The award was made in partnership with Texas-headquartered EPC services provider Saulsbury Industries.

Laure Mandrou, senior vice president of carbon-free solutions at Technip, said: "We are very pleased to be working with ExxonMobil to expand the CCS at LaBarge, the world's largest carbon capture facility.

"We are committed to advance the energy transition and this project will be a hallmark in reducing carbon emissions."

A final investment decision on the $400mn expansion was confirmed by Exxon in February. The aim is to bring overall LaBarge's CO2 storage capacity to between 7 and 8mn mt/yr, housing an additional 1.2mn mt/yr of CO2, and reducing Exxon's overall upstream GHG footprint by around 3%.

LaBarge's expansion will launch in 2025, subject to regulatory approvals.

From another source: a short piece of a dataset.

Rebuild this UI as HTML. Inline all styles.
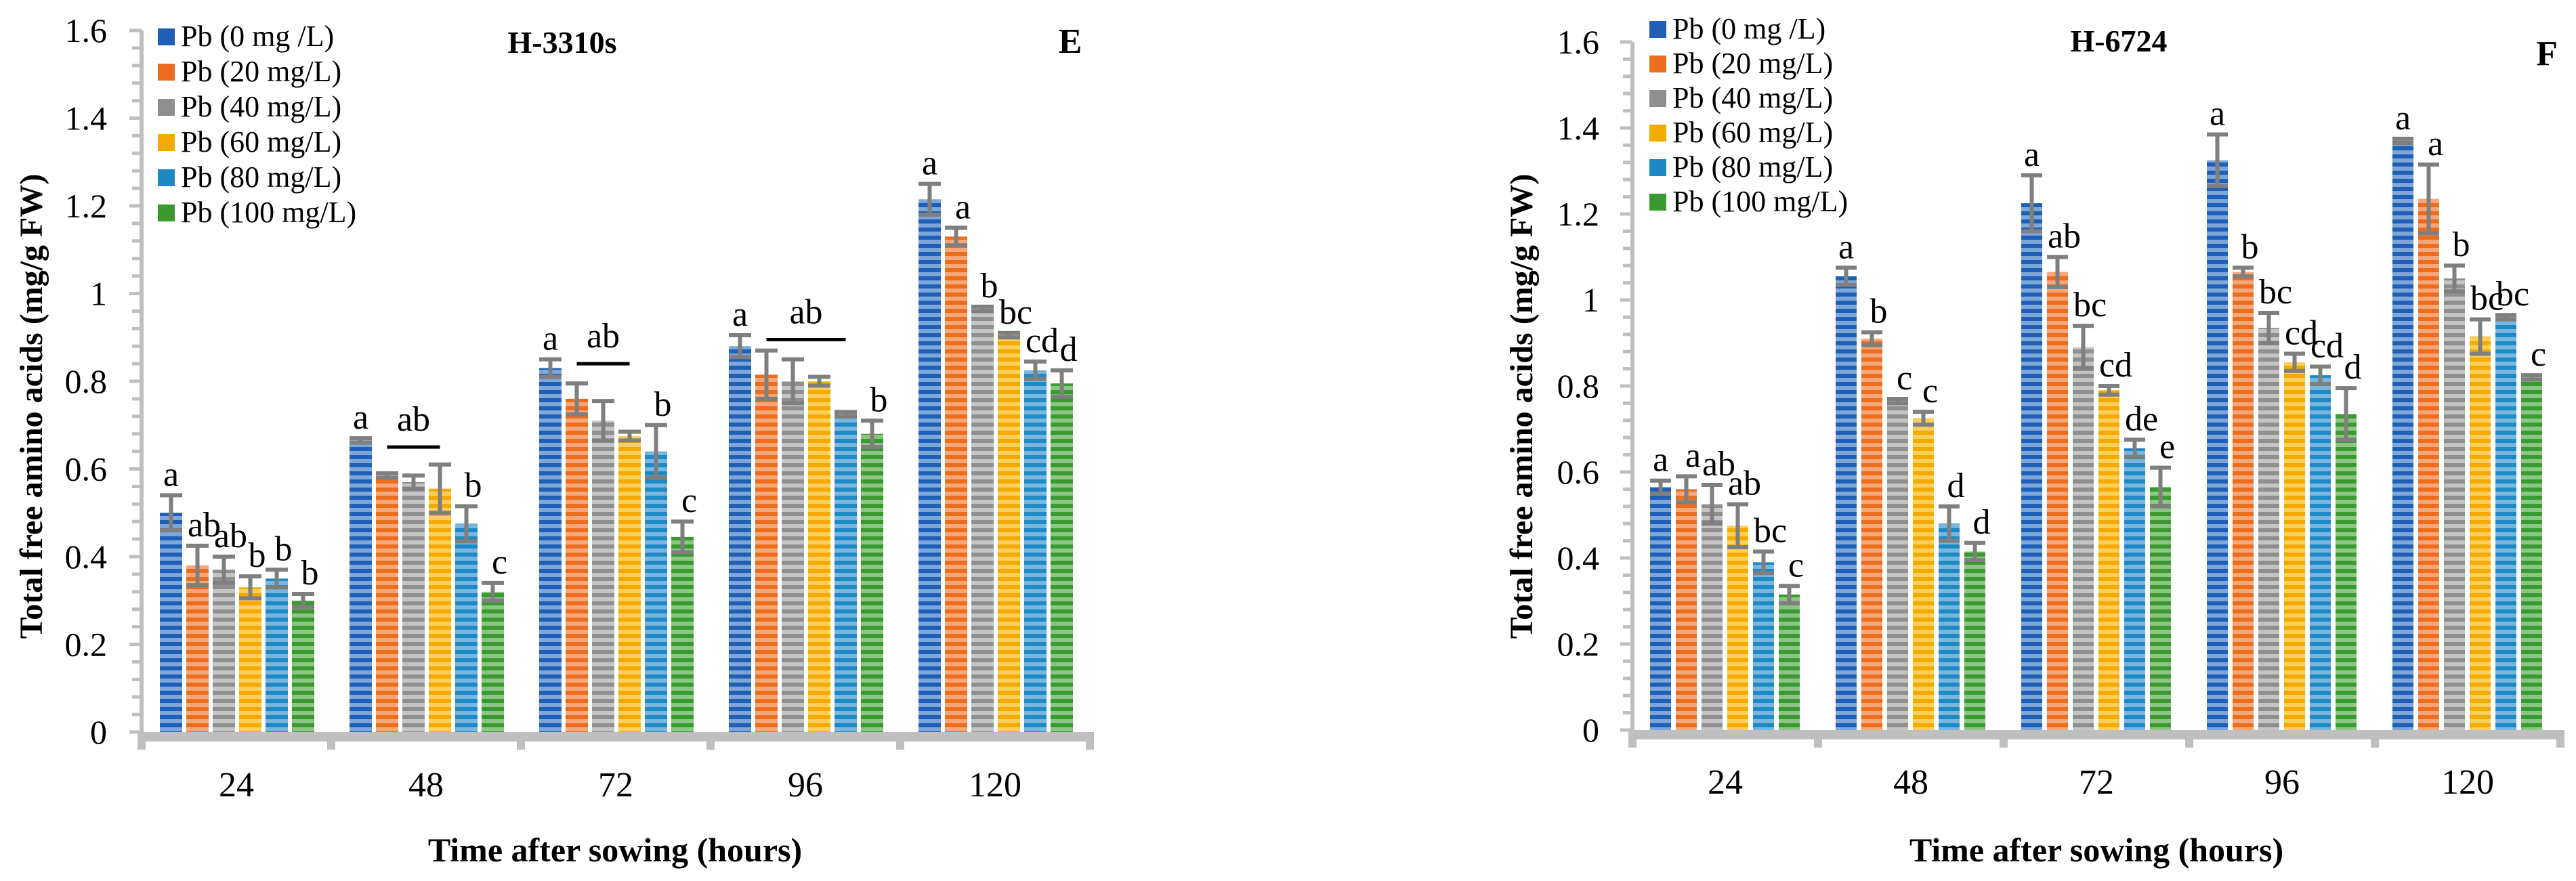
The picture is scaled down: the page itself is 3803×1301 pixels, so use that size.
<!DOCTYPE html>
<html><head><meta charset="utf-8"><style>
html,body{margin:0;padding:0;background:#fff;}
svg{display:block;font-family:"Liberation Serif",serif;}
</style></head><body>
<svg id="chart" width="3803" height="1301" viewBox="0 0 3803 1301" xmlns="http://www.w3.org/2000/svg">
<defs></defs>
</svg>
<script>
const categories = ["24","48","72","96","120"];
const seriesNames = ["Pb (0 mg /L)","Pb (20 mg/L)","Pb (40 mg/L)","Pb (60 mg/L)","Pb (80 mg/L)","Pb (100 mg/L)"];
const yTicks = [0,0.2,0.4,0.6,0.8,1,1.2,1.4,1.6];
const yTickLabels = ["0","0.2","0.4","0.6","0.8","1","1.2","1.4","1.6"];
// Panel E (H-3310s): values per series (rows = series, cols = categories)
const eS0 = [0.50,0.665,0.83,0.88,1.215];
const eS1 = [0.38,0.585,0.76,0.815,1.13];
const eS2 = [0.37,0.57,0.71,0.80,0.965];
const eS3 = [0.33,0.555,0.675,0.80,0.905];
const eS4 = [0.35,0.475,0.64,0.725,0.825];
const eS5 = [0.30,0.32,0.445,0.68,0.795];
const eE0 = [0.04,0.005,0.02,0.025,0.035];
const eE1 = [0.045,0.005,0.035,0.055,0.02];
const eE2 = [0.03,0.015,0.045,0.05,0.005];
const eE3 = [0.025,0.055,0.01,0.01,0.005];
const eE4 = [0.02,0.04,0.06,0.005,0.02];
const eE5 = [0.015,0.02,0.035,0.03,0.03];
const eL0 = ["a","a","a","a","a"];
const eL1 = ["ab","","","","a"];
const eL2 = ["ab","","","","b"];
const eL3 = ["b","","","","bc"];
const eL4 = ["b","b","b","","cd"];
const eL5 = ["b","c","c","b","d"];
// group significance lines: [category index, from series, to series, y value, label]
const eGroupCat = [1,2,3];
const eGroupFrom = [1,1,1];
const eGroupTo = [3,3,4];
const eGroupY = [0.65,0.84,0.895];
const eGroupLabel = ["ab","ab","ab"];
// Panel F (H-6724)
const fS0 = [0.565,1.055,1.225,1.325,1.37];
const fS1 = [0.56,0.91,1.065,1.065,1.235];
const fS2 = [0.525,0.765,0.89,0.935,1.05];
const fS3 = [0.475,0.725,0.79,0.855,0.915];
const fS4 = [0.39,0.48,0.655,0.825,0.96];
const fS5 = [0.315,0.415,0.565,0.735,0.82];
const fE0 = [0.015,0.02,0.065,0.06,0.005];
const fE1 = [0.03,0.015,0.035,0.01,0.08];
const fE2 = [0.045,0.005,0.05,0.035,0.03];
const fE3 = [0.05,0.015,0.01,0.02,0.04];
const fE4 = [0.025,0.04,0.02,0.02,0.005];
const fE5 = [0.02,0.02,0.045,0.06,0.005];
const fL0 = ["a","a","a","a","a"];
const fL1 = ["a","b","ab","b","a"];
const fL2 = ["ab","c","bc","bc","b"];
const fL3 = ["ab","c","cd","cd","bc"];
const fL4 = ["bc","d","de","cd","bc"];
const fL5 = ["c","d","e","d","c"];

const NS="http://www.w3.org/2000/svg";
const svg=document.getElementById('chart');
const defs=svg.querySelector('defs');
const dark=["#1f5fb5","#ed6d1f","#8f8f8f","#f5aa00","#1d8ac6","#3a9a30"];
const light=["#7ea6d9","#f5a77a","#c4c4c4","#fbcf5c","#78b6dd","#8cc584"];
dark.forEach((c,i)=>{
  const p=document.createElementNS(NS,'pattern');
  p.setAttribute('id','pat'+i);p.setAttribute('patternUnits','userSpaceOnUse');
  p.setAttribute('width','10');p.setAttribute('height','12');
  p.innerHTML=`<rect width="10" height="12" fill="${light[i]}"/><rect width="10" height="6" fill="${c}"/>`;
  defs.appendChild(p);
});
function el(tag,attrs,parent,name,inter){
  const e=document.createElementNS(NS,tag);
  for(const k in attrs)e.setAttribute(k,attrs[k]);
  (parent||svg).appendChild(e);return e;
}
function txt(s,x,y,size,opts,parent){
  const t=el('text',Object.assign({x:x,y:y,'font-size':size,fill:'#000'},opts||{}),parent);
  t.textContent=s;return t;
}
function panel(cfg){
  const g=el('g',{});
  
  
  const y=v=>cfg.y0-(v/1.6)*(cfg.y0-cfg.y16);
  const catW=cfg.catW;
  const xCat=i=>cfg.ax+i*catW;
  // y axis
  const ya=el('line',{x1:cfg.ax,y1:cfg.y16,x2:cfg.ax,y2:cfg.y0+7,stroke:'#bfbfbf','stroke-width':6},g);
  
  
  for(let k=0;k<=40;k++){
    const yy=y(k*0.04);
    const tk=el('line',{x1:cfg.ax-(k%5==0?18:14),y1:yy,x2:cfg.ax,y2:yy,stroke:'#bfbfbf','stroke-width':5},g);
    
    
  }
  yTicks.forEach((v,i)=>{
    const t=txt(yTickLabels[i],cfg.labR,y(v)+17,50,{'text-anchor':'end'},g);
    
    
  });
  // x axis
  const xa=el('rect',{x:cfg.ax-2,y:cfg.y0,width:5*catW+6,height:14,fill:'#bfbfbf'},g);
  
  
  for(let i=0;i<=5;i++){
    const tk=el('rect',{x:xCat(i)-6,y:cfg.y0,width:12,height:26,fill:'#bfbfbf'},g);
    
    
  }
  categories.forEach((c,i)=>{
    const t=txt(c,xCat(i)+catW/2,cfg.catY,52,{'text-anchor':'middle'},g);
    
    
  });
  // bars
  cfg.vals.forEach((arr,s)=>{
    arr.forEach((v,i)=>{
      const bx=xCat(i)+cfg.off+s*cfg.pitch;
      const b=el('rect',{x:bx,y:y(v),width:cfg.bw,height:cfg.y0-y(v),fill:'url(#pat'+s+')'},g);
      
      
      const e=cfg.errs[s][i];
      const cx=bx+cfg.bw/2;
      const eb=el('path',{d:`M${cx},${y(v+e)}V${y(v-e)}M${bx},${y(v+e)}H${bx+cfg.bw}M${bx},${y(v-e)}H${bx+cfg.bw}`,stroke:'#7f7f7f','stroke-width':6,fill:'none'},g);
      
      
      const L=cfg.lets[s][i];
      if(L){
        const lt=txt(L,cx+(s==0?0:10),y(v+e)-14,52,{'text-anchor':'middle'},g);
        
        
      }
    });
  });
  if(cfg.gCat){
    cfg.gCat.forEach((c,k)=>{
      const x1=xCat(c)+cfg.off+cfg.gFrom[k]*cfg.pitch+cfg.bw/2;
      const x2=xCat(c)+cfg.off+cfg.gTo[k]*cfg.pitch+cfg.bw/2;
      const ln=el('line',{x1:x1,y1:y(cfg.gY[k]),x2:x2,y2:y(cfg.gY[k]),stroke:'#000','stroke-width':5},g);
      
      
      const lt=txt(cfg.gL[k],(x1+x2)/2,y(cfg.gY[k])-24,52,{'text-anchor':'middle'},g);
      
      
    });
  }
  // legend
  seriesNames.forEach((n,s)=>{
    const ly=cfg.legY+s*cfg.legDy;
    const bgr=el('rect',{x:cfg.legX-8,y:ly-30,width:cfg.legX>2000?300:300,height:cfg.legDy,fill:'#fff'},g);
    
    
  });
  seriesNames.forEach((n,s)=>{
    const ly=cfg.legY+s*cfg.legDy;
    const sw=el('rect',{x:cfg.legX,y:ly-12,width:25,height:25,fill:dark[s]},g);
    
    
    const t=txt(n,cfg.legX+34,ly+14,44,{},g);
    
    
  });
  const ti=txt(cfg.title,cfg.titleX,cfg.titleY,46,{'font-weight':'bold','text-anchor':'middle'},g);
  
  
  const pl=txt(cfg.letter,cfg.letX,cfg.letY,52,{'font-weight':'bold','text-anchor':'middle'},g);
  
  
  const yt=txt('Total free amino acids  (mg/g FW)',0,0,48,{'font-weight':'bold','text-anchor':'middle',transform:`translate(${cfg.ytX},${cfg.ytY}) rotate(-90)`},g);
  
  
  const xt=txt('Time after sowing (hours)',cfg.xtX,1272,50,{'font-weight':'bold','text-anchor':'middle'},g);
  
  
}
panel({name:'panel-e-h3310s',ax:209,y0:1081,y16:45,catW:280,off:27,pitch:39,bw:33,labR:158,catY:1176,
  vals:[eS0,eS1,eS2,eS3,eS4,eS5],errs:[eE0,eE1,eE2,eE3,eE4,eE5],lets:[eL0,eL1,eL2,eL3,eL4,eL5],
  gCat:eGroupCat,gFrom:eGroupFrom,gTo:eGroupTo,gY:eGroupY,gL:eGroupLabel,
  legX:233,legY:54,legDy:52,title:'H-3310s',titleX:830,titleY:78,letter:'E',letX:1580,letY:78,ytX:62,ytY:600,xtX:908});
panel({name:'panel-f-h6724',ax:2410,y0:1078,y16:62,catW:274,off:26,pitch:38,bw:31,labR:2361,catY:1172,
  vals:[fS0,fS1,fS2,fS3,fS4,fS5],errs:[fE0,fE1,fE2,fE3,fE4,fE5],lets:[fL0,fL1,fL2,fL3,fL4,fL5],
  legX:2435,legY:43,legDy:51,title:'H-6724',titleX:3128,titleY:76,letter:'F',letX:3760,letY:96,ytX:2262,ytY:600,xtX:3095});
</script>
</body></html>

The storage reservoir will be extended and a new pipeline built to inject discarded carbon.

It is part of a mammoth $3bn commitment through to 2025 that Exxon has made to deliver 20 new CCS projects globally. The Wyoming complex already accounts for 20% of worldwide CO2 storage.

Exxon is also growing its CCS portfolio on the Gulf of Texas shoreline in Houston, where it has backed an all-star IOC lineup to implement a "large-scale" facility on the Houston Ship Channel. Early feasibility work is being undertaken to capture and store around 50mn mt/yr at the channel by 2030, and the capacity could double within the space of a decade. 

Fellow majors Shell and Chevron have also joined the Houston Ship Channel consortium, which also includes chemicals companies BASF, Air Liquide and INEOS as well as eight other industry players.

Outside of North America, Exxon has begun to undertake preliminary FEED studies on a CCS location in South East Australia. The pre-FEED project, announced April 14, will investigate the possibility of storing up to 2mn mt/yr of CO2 injected into the depleted Bream reservoir in the Gippsland Basin.